NASHVILLE, Tenn. – Recently released data from the Metropolitan Nashville Public Schools shows about a third of the district’s 85,000 student population does not speak English as a first language.
Of those 25,300 students, more than 12,300 require special services, primarily in elementary schools, The Tennessean reports.
The majority of Nashville students learning English speak Spanish at home, and Arabic speakers comprise the second largest group.
According to statistics provided to the Tennessean by the district, a total of 120 different languages are spoken in Metro schools, with the most popular being Spanish, Arabic, Kurdish, Somali, Vietnamese, Burmese, Napali, Amharic, Chinese and Karen.
Spanish speaking students are by far the largest group with 16,896 students, while Arabic and Kurdish round out the top three at 3,435 and 1,181, respectively.

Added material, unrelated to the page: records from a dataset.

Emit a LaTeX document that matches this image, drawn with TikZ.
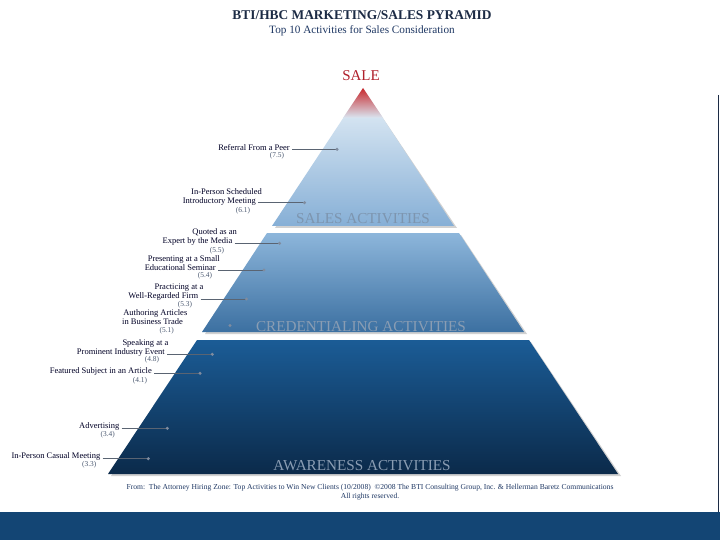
\documentclass[tikz,border=0pt]{standalone}
\usepackage{fontspec}
\setmainfont{Liberation Serif}
\begin{document}
\begin{tikzpicture}[x=1pt,y=-1pt,
  lbl/.style={inner sep=0pt,font=\fontsize{8.5}{9}\selectfont,text=black!85!blue,anchor=east},
  num/.style={inner sep=0pt,font=\fontsize{7.4}{8}\selectfont,text=numc},
  secl/.style={inner sep=0pt,font=\fontsize{15.2}{16}\selectfont,text=secc},
  lead/.style={draw=leadc,line width=0.7pt},
  shadowc/.style={fill=black,opacity=0.18}]
\definecolor{numc}{HTML}{4A5870}
\definecolor{secc}{HTML}{8A9DB3}
\definecolor{secc2}{HTML}{7D95AF}
\definecolor{leadc}{HTML}{5A6472}
\definecolor{dotcol}{HTML}{7F8CA0}
\definecolor{titc}{HTML}{1C2B45}
\definecolor{subc}{HTML}{1E3763}
\definecolor{band}{HTML}{134574}
\definecolor{salestop}{HTML}{E8F1F8}
\definecolor{salesbot}{HTML}{86AFD6}
\definecolor{credtop}{HTML}{8DB6DB}
\definecolor{credbot}{HTML}{3C70A1}
\definecolor{awtop}{HTML}{1B5C96}
\definecolor{awbot}{HTML}{0B2A4A}
\definecolor{salered}{HTML}{B0202C}
\definecolor{tipred}{HTML}{C8282C}
\useasboundingbox (0,0) rectangle (720,540);
\fill[white] (0,0) rectangle (720,540);
% bottom band and right edge
\fill[band] (0,512) rectangle (720,540);
\draw[titc,line width=1.5pt] (718.5,95) -- (718.5,512);
% titles
\node[inner sep=0pt,font=\fontsize{13.4}{14}\selectfont\bfseries,text=titc] (title) at (362,15) {BTI/HBC MARKETING/SALES PYRAMID};
\node[inner sep=0pt,font=\fontsize{11.2}{12}\selectfont,text=subc] (subtitle) at (362,31) {Top 10 Activities for Sales Consideration};
\node[inner sep=0pt,font=\fontsize{15}{16}\selectfont,text=salered] (sale) at (361,76) {SALE};
% shadows
\fill[shadowc] (364,90) -- (457,228) -- (275,228) -- cycle;
\fill[shadowc] (268,235) -- (461,235) -- (527,334) -- (205,334) -- cycle;
\fill[shadowc] (198,342) -- (531,342) -- (621,476) -- (111,476) -- cycle;
% sections
\shade[top color=salestop,bottom color=salesbot] (363,88) -- (454,226) -- (272,226) -- cycle;
\shade[top color=tipred,bottom color=salestop!85!salesbot] (363,88) -- (383,118) -- (343,118) -- cycle;
\shade[top color=credtop,bottom color=credbot] (267,233) -- (459,233) -- (524,332) -- (202,332) -- cycle;
\shade[top color=awtop,bottom color=awbot] (197,340) -- (529,340) -- (618,474) -- (108,474) -- cycle;
% section labels
\node[secl,text=secc2] (salesl) at (363,219) {SALES ACTIVITIES};
\node[secl] (credl) at (361,327) {CREDENTIALING ACTIVITIES};
\node[secl] (awl) at (362,466) {AWARENESS ACTIVITIES};
% dots
\coordinate (d1) at (337,149.3);
\coordinate (d2) at (304.5,202.7);
\coordinate (d3) at (279.5,243.3);
\coordinate (d4) at (264,270);
\coordinate (d5) at (246.5,299);
\coordinate (d6) at (230,325.5);
\coordinate (d7) at (212.3,354.3);
\coordinate (d8) at (200,373.3);
\coordinate (d9) at (167.3,428.3);
\coordinate (d10) at (148.3,458.7);
% labels
\node[lbl] (l1) at (290,148) {Referral From a Peer};
\node[num] (n1) at (277,155.5) {(7.5)};
\node[lbl] (l2a) at (262,191.7) {In-Person Scheduled};
\node[lbl] (l2) at (256,201) {Introductory Meeting};
\node[num] (n2) at (243,210.5) {(6.1)};
\node[lbl] (l3a) at (237,232.7) {Quoted as an};
\node[lbl] (l3) at (232.5,241.3) {Expert by the Media};
\node[num] (n3) at (217,250.7) {(5.5)};
\node[lbl] (l4a) at (220,259.3) {Presenting at a Small};
\node[lbl] (l4) at (216,267.7) {Educational Seminar};
\node[num] (n4) at (205,275.8) {(5.4)};
\node[lbl] (l5a) at (203.5,287.3) {Practicing at a};
\node[lbl] (l5) at (198.5,296) {Well-Regarded Firm};
\node[num] (n5) at (185,304.5) {(5.3)};
\node[lbl] (l6a) at (187.5,313.3) {Authoring Articles};
\node[lbl] (l6) at (183,321.5) {in Business Trade};
\node[num] (n6) at (166.7,331) {(5.1)};
\node[lbl] (l7a) at (168.5,343.3) {Speaking at a};
\node[lbl] (l7) at (165,352.7) {Prominent Industry Event};
\node[num] (n7) at (152,360) {(4.8)};
\node[lbl] (l8) at (152,371.7) {Featured Subject in an Article};
\node[num] (n8) at (140,380.7) {(4.1)};
\node[lbl] (l9) at (119.5,426) {Advertising};
\node[num] (n9) at (107.7,434.3) {(3.4)};
\node[lbl] (l10) at (100.5,456.7) {In-Person Casual Meeting};
\node[num] (n10) at (89.3,465) {(3.3)};
% leaders
\foreach \l/\d in {l1/d1,l2/d2,l3/d3,l4/d4,l5/d5,l7/d7,l8/d8,l9/d9,l10/d10}{
  \draw[lead] ([xshift=2pt]\l.east |- \d) -- (\d);
}
\foreach \d in {d1,d2,d3,d4,d5,d6,d7,d8,d9,d10}{
  \fill[dotcol] (\d) circle[radius=1.7];
}
% footer
\node[inner sep=0pt,font=\fontsize{7.6}{8}\selectfont,text=subc] (foot1) at (370,488) {From:\ \ The Attorney Hiring Zone: Top Activities to Win New Clients (10/2008)\ \ \textcopyright2008 The BTI Consulting Group, Inc. \& Hellerman Baretz Communications};
\node[inner sep=0pt,font=\fontsize{7.6}{8}\selectfont,text=subc] (foot2) at (370,497) {All rights reserved.};
\end{tikzpicture}
\end{document}
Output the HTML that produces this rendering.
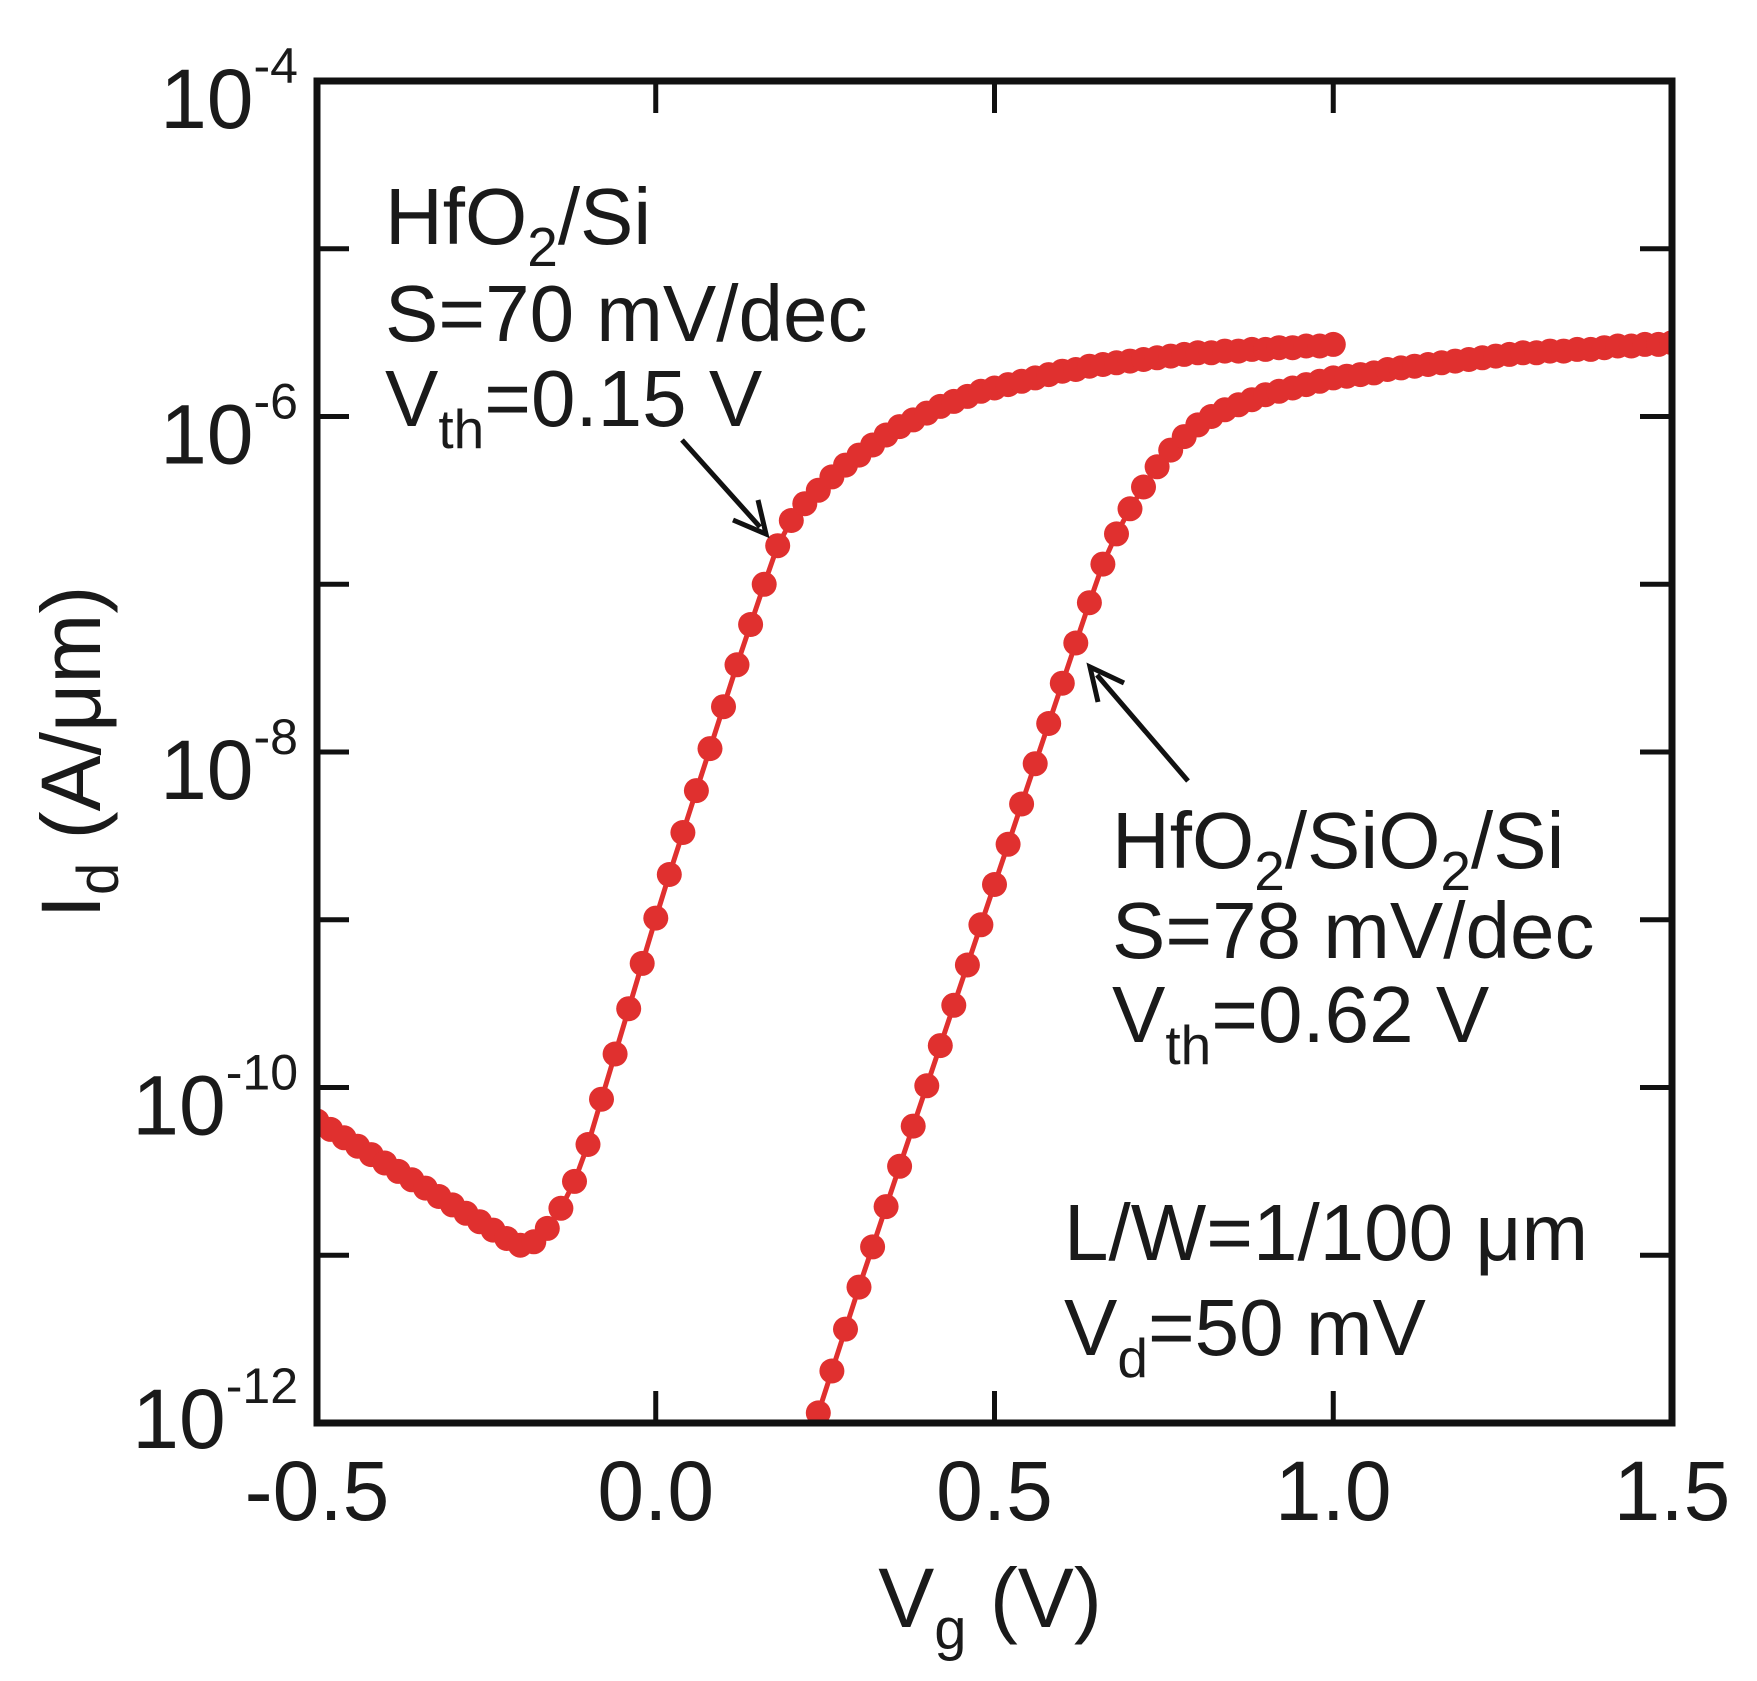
<!DOCTYPE html>
<html><head><meta charset="utf-8"><style>
html,body{margin:0;padding:0;background:#fff;}
svg{display:block;font-family:"Liberation Sans",Arial,sans-serif;}
</style></head><body>
<svg id="chart" width="1757" height="1681" viewBox="0 0 1757 1681" xmlns="http://www.w3.org/2000/svg">
<defs><clipPath id="plotclip"><rect x="317" y="81" width="1355" height="1342"/></clipPath></defs>
<rect x="0" y="0" width="1757" height="1681" fill="#fff"/>
<g id="series" clip-path="url(#plotclip)"></g>
<g id="axes"></g>
<g font-size="80" fill="#1a1a1a">
  <text x="385" y="244">HfO<tspan font-size="55" dy="22">2</tspan><tspan dy="-22">/Si</tspan></text>
  <text x="385" y="341">S=70 mV/dec</text>
  <text x="385" y="426">V<tspan font-size="55" dy="22">th</tspan><tspan dy="-22">=0.15 V</tspan></text>
  <text x="1112" y="868">HfO<tspan font-size="55" dy="22">2</tspan><tspan dy="-22">/SiO</tspan><tspan font-size="55" dy="22">2</tspan><tspan dy="-22">/Si</tspan></text>
  <text x="1112" y="958">S=78 mV/dec</text>
  <text x="1112" y="1042">V<tspan font-size="55" dy="22">th</tspan><tspan dy="-22">=0.62 V</tspan></text>
  <text x="1064" y="1260">L/W=1/100 μm</text>
  <text x="1064" y="1355">V<tspan font-size="55" dy="22">d</tspan><tspan dy="-22">=50 mV</tspan></text>
</g>
<g stroke="#111" stroke-width="5" fill="none">
  <line x1="682" y1="440" x2="760" y2="527"/>
  <polyline points="733,520 766,534 758,500"/>
  <line x1="1188" y1="781" x2="1097" y2="675"/>
  <polyline points="1124,683 1090,667 1098,702"/>
</g>
<text x="100" y="752" font-size="84" fill="#1a1a1a" text-anchor="middle" transform="rotate(-90 100 752)">I<tspan font-size="58" dy="18">d</tspan><tspan dy="-18">  (A/μm)</tspan></text>
<text x="990" y="1627" font-size="84" fill="#1a1a1a" text-anchor="middle">V<tspan font-size="58" dy="22">g</tspan><tspan dy="-22">  (V)</tspan></text>
</svg>
<script>
const xTicks = [-0.5, 0.0, 0.5, 1.0, 1.5];
const xTickLabels = ["-0.5", "0.0", "0.5", "1.0", "1.5"];
const yDecades = [-4, -5, -6, -7, -8, -9, -10, -11, -12];
const yLabelExps = [-4, -6, -8, -10, -12];
const vg1 = [-0.50,-0.48,-0.46,-0.44,-0.42,-0.40,-0.38,-0.36,-0.34,-0.32,-0.30,-0.28,-0.26,-0.24,-0.22,-0.20,-0.18,-0.16,-0.14,-0.12,-0.10,-0.08,-0.06,-0.04,-0.02,0.00,0.02,0.04,0.06,0.08,0.10,0.12,0.14,0.16,0.18,0.20,0.22,0.24,0.26,0.28,0.30,0.32,0.34,0.36,0.38,0.40,0.42,0.44,0.46,0.48,0.50,0.52,0.54,0.56,0.58,0.60,0.62,0.64,0.66,0.68,0.70,0.72,0.74,0.76,0.78,0.80,0.82,0.84,0.86,0.88,0.90,0.92,0.94,0.96,0.98,1.00];
const logId1 = [-10.20,-10.25,-10.30,-10.35,-10.40,-10.45,-10.50,-10.55,-10.60,-10.65,-10.70,-10.75,-10.80,-10.85,-10.90,-10.94,-10.92,-10.84,-10.72,-10.56,-10.34,-10.07,-9.80,-9.53,-9.26,-8.99,-8.73,-8.48,-8.23,-7.98,-7.73,-7.48,-7.24,-7.00,-6.77,-6.62,-6.52,-6.44,-6.36,-6.29,-6.23,-6.17,-6.11,-6.06,-6.02,-5.98,-5.94,-5.91,-5.88,-5.85,-5.83,-5.81,-5.79,-5.77,-5.75,-5.73,-5.72,-5.70,-5.69,-5.68,-5.67,-5.66,-5.65,-5.64,-5.63,-5.62,-5.62,-5.61,-5.61,-5.60,-5.60,-5.59,-5.59,-5.58,-5.58,-5.57];
const vg2 = [0.24,0.26,0.28,0.30,0.32,0.34,0.36,0.38,0.40,0.42,0.44,0.46,0.48,0.50,0.52,0.54,0.56,0.58,0.60,0.62,0.64,0.66,0.68,0.70,0.72,0.74,0.76,0.78,0.80,0.82,0.84,0.86,0.88,0.90,0.92,0.94,0.96,0.98,1.00,1.02,1.04,1.06,1.08,1.10,1.12,1.14,1.16,1.18,1.20,1.22,1.24,1.26,1.28,1.30,1.32,1.34,1.36,1.38,1.40,1.42,1.44,1.46,1.48,1.50];
const logId2 = [-11.94,-11.69,-11.44,-11.19,-10.95,-10.71,-10.47,-10.23,-9.99,-9.75,-9.51,-9.27,-9.03,-8.79,-8.55,-8.31,-8.07,-7.83,-7.59,-7.35,-7.11,-6.88,-6.70,-6.55,-6.42,-6.30,-6.20,-6.12,-6.05,-6.00,-5.96,-5.93,-5.90,-5.87,-5.85,-5.83,-5.81,-5.79,-5.77,-5.76,-5.75,-5.74,-5.72,-5.71,-5.70,-5.69,-5.68,-5.67,-5.66,-5.65,-5.64,-5.63,-5.62,-5.62,-5.61,-5.61,-5.60,-5.60,-5.59,-5.58,-5.58,-5.57,-5.57,-5.56];

const NS = "http://www.w3.org/2000/svg";
const L = 317, R = 1672, T = 81, B = 1423;
function xs(v){ return L + (v + 0.5) / 2.0 * (R - L); }
function ys(e){ return T + (-4 - e) / 8 * (B - T); }
function mk(tag, attrs, parent){ const el = document.createElementNS(NS, tag); for (const k in attrs) el.setAttribute(k, attrs[k]); parent.appendChild(el); return el; }

const series = document.getElementById('series');
const axes = document.getElementById('axes');
const RED = '#e0302f';

function drawSeries(vs, ls, name){
  const g = mk('g', {}, series);
  
  
  const pts = vs.map((v, i) => xs(v).toFixed(1) + ',' + ys(ls[i]).toFixed(1)).join(' ');
  const pl = mk('polyline', {points: pts, fill: 'none', stroke: RED, 'stroke-width': 5}, g);
  
  
  vs.forEach((v, i) => {
    const c = mk('circle', {cx: xs(v).toFixed(1), cy: ys(ls[i]).toFixed(1), r: 12.5, fill: RED}, g);
    
    
  });
}
drawSeries(vg1, logId1, 'series-hfo2-si');
drawSeries(vg2, logId2, 'series-hfo2-sio2-si');

yDecades.forEach(e => {
  const y = ys(e);
  const t1 = mk('line', {x1: L, y1: y, x2: L + 32, y2: y, stroke: '#111', 'stroke-width': 5}, axes);
  
  
  const t2 = mk('line', {x1: R - 32, y1: y, x2: R, y2: y, stroke: '#111', 'stroke-width': 5}, axes);
  
  
});
xTicks.forEach((v, i) => {
  const x = xs(v);
  const t1 = mk('line', {x1: x, y1: B, x2: x, y2: B - 32, stroke: '#111', 'stroke-width': 5}, axes);
  
  
  const t2 = mk('line', {x1: x, y1: T, x2: x, y2: T + 32, stroke: '#111', 'stroke-width': 5}, axes);
  
  
  const tx = mk('text', {x: x, y: 1520, 'font-size': 84, 'text-anchor': 'middle', fill: '#1a1a1a'}, axes);
  tx.textContent = xTickLabels[i];
  
  
});
yLabelExps.forEach(e => {
  const y = ys(e);
  const bottom = (e === -12);
  const base = bottom ? y + 25 : y + 47;
  const sup = bottom ? y - 20 : y + 2;
  const tx = mk('text', {x: 298, y: base, 'font-size': 84, 'text-anchor': 'end', fill: '#1a1a1a'}, axes);
  
  
  const a = mk('tspan', {}, tx); a.textContent = '10';
  const b = mk('tspan', {'font-size': 50, dy: (sup - base)}, tx); b.textContent = String(e);
});
const frame = mk('rect', {x: L, y: T, width: R - L, height: B - T, fill: 'none', stroke: '#111', 'stroke-width': 7}, axes);


</script>
</body></html>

Data shows the number of Metro students requiring special services to learn English has been on the rise, from 8,751 in the 2011-12 school year to 12,329 in 2015-16.
The highest concentration of Arabic students is found at Antioch High School, where about 264 students speak the language.
The situation, for some reason, prompted district officials to launch a new Arabic language program last year, and they apparently targeted Antioch and several other schools with high Arabic student populations to pilot the program.
“The schools – Antioch High School, Margaret Allen Middle Prep, Cane Ridge High School, Antioch Middle Prep, Overton High School and McMurray Middle Prep – were selected based on a survey of students’ home languages,” Chalkbeat reported this spring.
“Because all of the schools have several Arabic-speaking students – in some cases, hundreds – two different courses will be offered: beginning Arabic and heritage Arabic, for native speakers to deepen their knowledge of the language and learn to read and write in Arabic,” according to the site.
District officials touted the program as a way for students to “stay connected to their native culture” in a press release this past May.
“Native Arabic speakers have this innate skill they can take into adulthood. We want them to develop it further and use it to also strengthen their English skills,” said Metro Nashville’s chief academic officer, Jay Steele.
But not everyone thinks the new program is a good idea, or that school officials are implementing the Arabic language lessons for the right reasons.
VDare blogger Allan Wall believes “schools shouldn’t be pressured to teach a language because a lot of people in that area are speaking that language. Immigrants need to learn English.”
He took particular issue with the “Heritage Arabic classes” for students with “Arabic-speaking backgrounds.”
“Why do they need the classes?” he questioned. “To reinforce their otherness? Will these classes encourage assimilation?
“It’s not the job of our public schools to ‘help them stay connected to their native culture,’” he wrote. “In some cases, such ‘connections’ are only going to cause more problems.”